Bare Essentials – New Writing
The Arts Theatre
Reviewed – 16th July 2017
“Less is More … “
Bare Essentials is essentially one of the most refreshing pieces of theatre to see in the heart of the West End. It aims to bring new writing to Theatreland, where exciting pieces of theatre are not only directed well, but also performed well.
Sometimes less is more, and this show is exactly that as there are no fancy sets, no flashing lights and no special effects. However, what makes Bare Essentials so special, is the incredible talent that is produced on such a minimalistic stage.
In under 2 hours, audiences were treated to 6 different performances, all lasting around 15 minutes and Stephen Kennedy’s ‘Should’ve Gone To Lourdes’, was a great way to start the show. The performance begins with two brothers arriving at a brothel in Amsterdam, where Chris is anxiously waiting for his appointment. He soon fears that things might not go according to plan as he is in a wheelchair, but his brother Brian reassures him and even jokes that he might get a discount because he’s disabled. Just before Chris goes in, his phone begins to ring and it is his Mum. Both boys begin to panic and Brian wonders if their mum has put a GPS tracker on Chris’s wheelchair.
This excellent piece of writing was outrageously funny and both actors, Eddie Usher and Edward Bell, performed brilliantly. This was very entertaining and it was a shame that it was only 15 minutes long. Bold, engaging, and funny, Kennedy’s hilarious new play has the potential to be very successful in the future.
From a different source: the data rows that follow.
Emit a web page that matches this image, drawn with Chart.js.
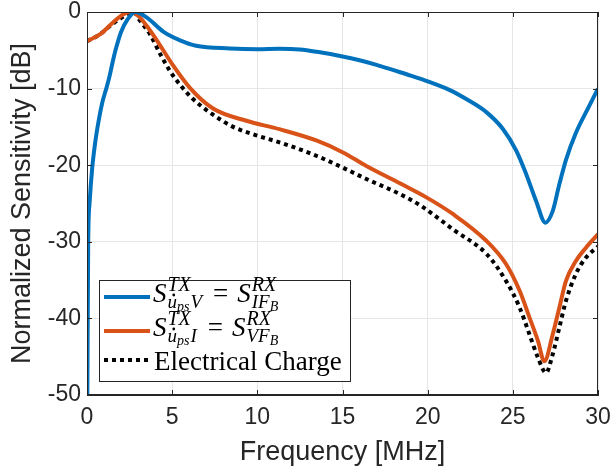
<!DOCTYPE html>
<html>
<head>
<meta charset="UTF-8">
<script src="https://cdn.jsdelivr.net/npm/chart.js"></script>
<title>Normalized Sensitivity</title>
<style>
  body{margin:0;background:#fff;}
  #wrap{width:613px;height:472px;}
</style>
</head>
<body>
<div id="wrap"><canvas id="myChart" width="613" height="472"></canvas></div>
<script>
// data
const xTicks = [0, 5, 10, 15, 20, 25, 30]
const yTicks = [-50, -40, -30, -20, -10, 0]

const blueFreq = [0.02, 0.07, 0.15, 0.3, 0.49, 0.7, 0.9, 1.13, 1.3, 1.5, 1.66, 2.0, 2.4, 2.83, 3.5, 4.5, 5.46, 6.4, 8.4, 10, 11.3, 12.5, 13.5, 15, 16, 17, 18, 19, 20, 21.3, 22.29, 23.46, 24.43, 25.2, 25.79, 26.37, 26.91, 27.34, 27.73, 28.12, 28.7, 29.48, 30]
const blueSens = [-50, -30, -25, -20.5, -16.9, -14, -11.8, -10, -8.6, -6.6, -5.1, -2.6, -0.9, 0, -0.7, -2.6, -3.7, -4.4, -4.75, -4.85, -4.8, -4.9, -5.2, -5.8, -6.3, -6.9, -7.6, -8.3, -9.05, -10.2, -11.4, -13.1, -15.3, -18.1, -21.2, -24.7, -27.5, -26, -22.5, -19.3, -15.8, -12.3, -10]

const orangeFreq = [0, 0.78, 1.56, 2.14, 2.53, 3.0, 3.5, 4.1, 5, 6.04, 7.4, 9.36, 11.3, 13.5, 15, 16.4, 18.4, 20, 21.5, 23.46, 24.6, 25.4, 25.98, 26.47, 26.85, 27.34, 27.73, 28.12, 28.7, 29.28, 30]
const orangeSens = [-3.8, -2.9, -1.3, -0.3, 0, -0.5, -1.8, -3.7, -6.8, -9.9, -12.6, -14.2, -15.3, -16.8, -18.3, -20.1, -22.4, -24.3, -26.4, -29.9, -32.9, -36.4, -39.9, -42.9, -45.6, -42.1, -38.6, -35.1, -32.5, -30.8, -29]

const chargeFreq = [0, 0.7, 1.36, 2.0, 2.73, 3.1, 3.7, 4.3, 4.87, 5.46, 6.24, 7.4, 8.58, 9.94, 11.56, 13.5, 15, 16.4, 18.4, 19.6, 21.5, 23.46, 24.6, 25.4, 25.98, 26.47, 26.95, 27.34, 27.73, 28.12, 28.7, 29.28, 30]
const chargeSens = [-3.8, -3.0, -1.8, -0.8, 0, -1.1, -2.9, -5.5, -7.7, -9.5, -11.4, -13.4, -15, -16.1, -17.2, -18.8, -20.3, -21.8, -23.8, -25.3, -28.4, -31.6, -35.1, -38.6, -42.1, -45.1, -47.1, -44.7, -41.2, -37.7, -34.2, -32.1, -30.6]

const toPts = (xs, ys) => xs.map((x, i) => ({x: x, y: ys[i]}))

const axisColor = '#262626'
const serif = '"Liberation Serif", "DejaVu Serif", serif'

// box + inward ticks like matlab
const boxPlugin = {
  id: 'box',
  afterDraw(chart){
    const c = chart.ctx, a = chart.chartArea
    const xs = chart.scales.x, ys = chart.scales.y
    c.save()
    c.strokeStyle = axisColor
    c.lineWidth = 1
    c.strokeRect(a.left + 0.5, a.top + 0.5, a.right - a.left - 1, a.bottom - a.top - 1)
    c.beginPath()
    xTicks.forEach(v => {
      const px = Math.round(xs.getPixelForValue(v)) + 0.5
      c.moveTo(px, a.bottom); c.lineTo(px, a.bottom - 5)
      c.moveTo(px, a.top); c.lineTo(px, a.top + 5)
    })
    yTicks.forEach(v => {
      const py = Math.round(ys.getPixelForValue(v)) + 0.5
      c.moveTo(a.left, py); c.lineTo(a.left + 5, py)
      c.moveTo(a.right, py); c.lineTo(a.right - 5, py)
    })
    c.stroke()
    c.restore()
  }
}

function seg(c, x, y, t, size, it){
  c.font = (it ? 'italic ' : '') + size + 'px ' + serif
  c.fillText(t, x, y)
  return x + c.measureText(t).width
}

// S^{TX}_{u dot ps + last} = S^{RX}_{sub2 B}
function mathLabel(c, x, b, last, sub2){
  let x1 = seg(c, x, b, 'S', 27, true) + 1
  let e1 = seg(c, x1, b - 11, 'TX', 20, true)
  let xu = seg(c, x1, b + 6, 'u', 19, true)
  c.beginPath(); c.arc((x1 + xu) / 2 + 1.5, b - 7, 1.4, 0, Math.PI * 2); c.fill()
  let xp = seg(c, xu, b + 9, 'ps', 14, true) + 1
  let e2 = seg(c, xp, b + 6, last, 19, true)
  let xx = Math.max(e1, e2) + 11
  xx = seg(c, xx, b, '=', 27, false) + 9
  let x2 = seg(c, xx, b, 'S', 27, true) + 1
  seg(c, x2, b - 11, 'RX', 20, true)
  let xs = seg(c, x2, b + 6, sub2, 19, true)
  seg(c, xs, b + 9, 'B', 14, true)
}

const legendPlugin = {
  id: 'mathLegend',
  afterDraw(chart){
    const c = chart.ctx
    const ds = chart.data.datasets
    c.save()
    c.fillStyle = '#fff'
    c.fillRect(99, 280, 251, 101)
    c.strokeStyle = axisColor
    c.lineWidth = 1
    c.strokeRect(99.5, 280.5, 251, 101)
    const rows = [297, 331, 360]
    rows.forEach((y, i) => {
      c.beginPath()
      c.strokeStyle = ds[i].borderColor
      c.lineWidth = ds[i].borderWidth
      c.setLineDash(ds[i].borderDash || [])
      c.moveTo(104, y); c.lineTo(150, y)
      c.stroke()
    })
    c.setLineDash([])
    c.fillStyle = '#000'
    c.textBaseline = 'alphabetic'
    mathLabel(c, 153, 302, 'V', 'IF')
    mathLabel(c, 153, 336, 'I', 'VF')
    seg(c, 154, 370, 'Electrical Charge', 27, false)
    c.restore()
  }
}

new Chart(document.getElementById('myChart'), {
  type: 'line',
  data: {
    datasets: [
      {label: 'blue', data: toPts(blueFreq, blueSens), borderColor: '#0072BD', borderWidth: 4, pointRadius: 0, cubicInterpolationMode: 'monotone', fill: false},
      {label: 'orange', data: toPts(orangeFreq, orangeSens), borderColor: '#D95319', borderWidth: 4, pointRadius: 0, cubicInterpolationMode: 'monotone', fill: false},
      {label: 'Electrical Charge', data: toPts(chargeFreq, chargeSens), borderColor: '#000000', borderWidth: 4, borderDash: [4, 4], pointRadius: 0, cubicInterpolationMode: 'monotone', fill: false}
    ]
  },
  options: {
    responsive: false,
    animation: false,
    devicePixelRatio: 1,
    layout: {padding: {top: 12, right: 15, left: 0, bottom: 0}},
    plugins: {legend: {display: false}, tooltip: {enabled: false}},
    scales: {
      x: {
        type: 'linear', min: 0, max: 30,
        afterBuildTicks: s => { s.ticks = xTicks.map(v => ({value: v})) },
        afterFit: s => { s.height = 77; s.paddingLeft = 0; s.paddingRight = 0 },
        grid: {color: '#e6e6e6', drawTicks: false},
        border: {color: axisColor},
        ticks: {color: axisColor, padding: 9, font: {family: 'Arial, "Liberation Sans"', size: 23}},
        title: {display: true, text: 'Frequency [MHz]', color: axisColor, padding: {top: 0, bottom: 3}, font: {family: 'Arial, "Liberation Sans"', size: 27}}
      },
      y: {
        min: -50, max: 0,
        afterBuildTicks: s => { s.ticks = yTicks.map(v => ({value: v})) },
        afterFit: s => { s.width = 87; s.paddingTop = 0; s.paddingBottom = 0 },
        grid: {color: '#e6e6e6', drawTicks: false},
        border: {color: axisColor},
        ticks: {color: axisColor, padding: 6, font: {family: 'Arial, "Liberation Sans"', size: 23}},
        title: {display: true, text: 'Normalized Sensitivity [dB]', color: axisColor, padding: {top: 6, bottom: 0}, font: {family: 'Arial, "Liberation Sans"', size: 27}}
      }
    }
  },
  plugins: [boxPlugin, legendPlugin]
})
</script>
</body>
</html>
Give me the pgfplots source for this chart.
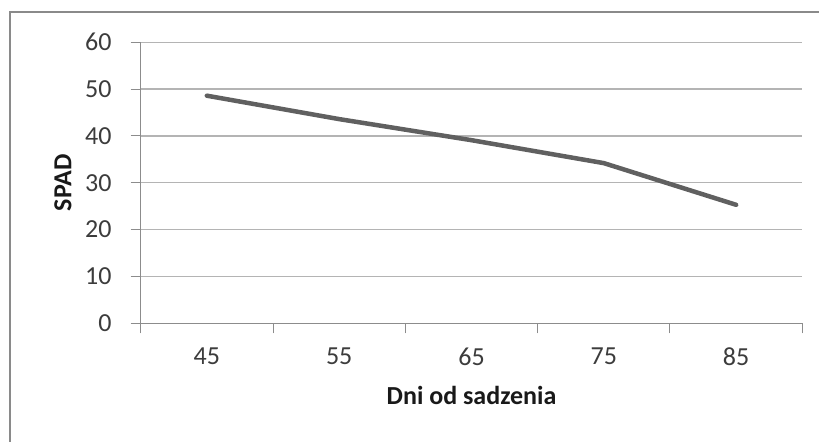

Chekhov’s Gun written by Ben Beck, was not what I expected. Duncan Mason delivered an incredible performance as a young man who wanted to explore the possibilities of using a pistol on stage. He repeatedly said that the gun will be fired and someone in this theatre will die. Of course this didn’t happen, but Mason did an excellent job at convincing the audience that this could actually occur. What’s more, is that he soon begins to show concern over the shootings that have recently taken place in schools, malls and movie theatres, almost highlighting how horrific gun crime is in today’s society.
Towards the end of this piece, he puts the gun to his head and is soon dragged off stage, where a gunshot is then heard. Although this is very distressing and at times very uncomfortable to watch, Beck is highlighting a very important theme that needs to be addressed.
Roommates by Matthew Fowler was by far my favourite piece of the evening, as its clever concept, hilarious one-liners and brilliant acting made this very enjoyable to watch. Both Rebecca Hutchins and Phoebe Batteson-Brown, were excellent at playing unborn twins who were annoying each other in their mother’s womb. Molly reveals how she is fed up of her sister “hogging the placenta,” whilst Emily is annoyed at her sister for using the “umbilical cord as a skipping rope.” This hilarious play made me laugh from start to finish and I was very impressed with how well this was written. Being a twin myself, this certainly made me reminisce about the times my sister and I would deliberately wind each other up. Fowler has done an extraordinary job at writing such an innovative piece of theatre and deserves all the success that I’m sure this play will receive.
Overall, Bare Essentials is a great opportunity to see fresh new writing, where you can be laughing one minute and gasping at the next.
It’s definitely a show I will see again.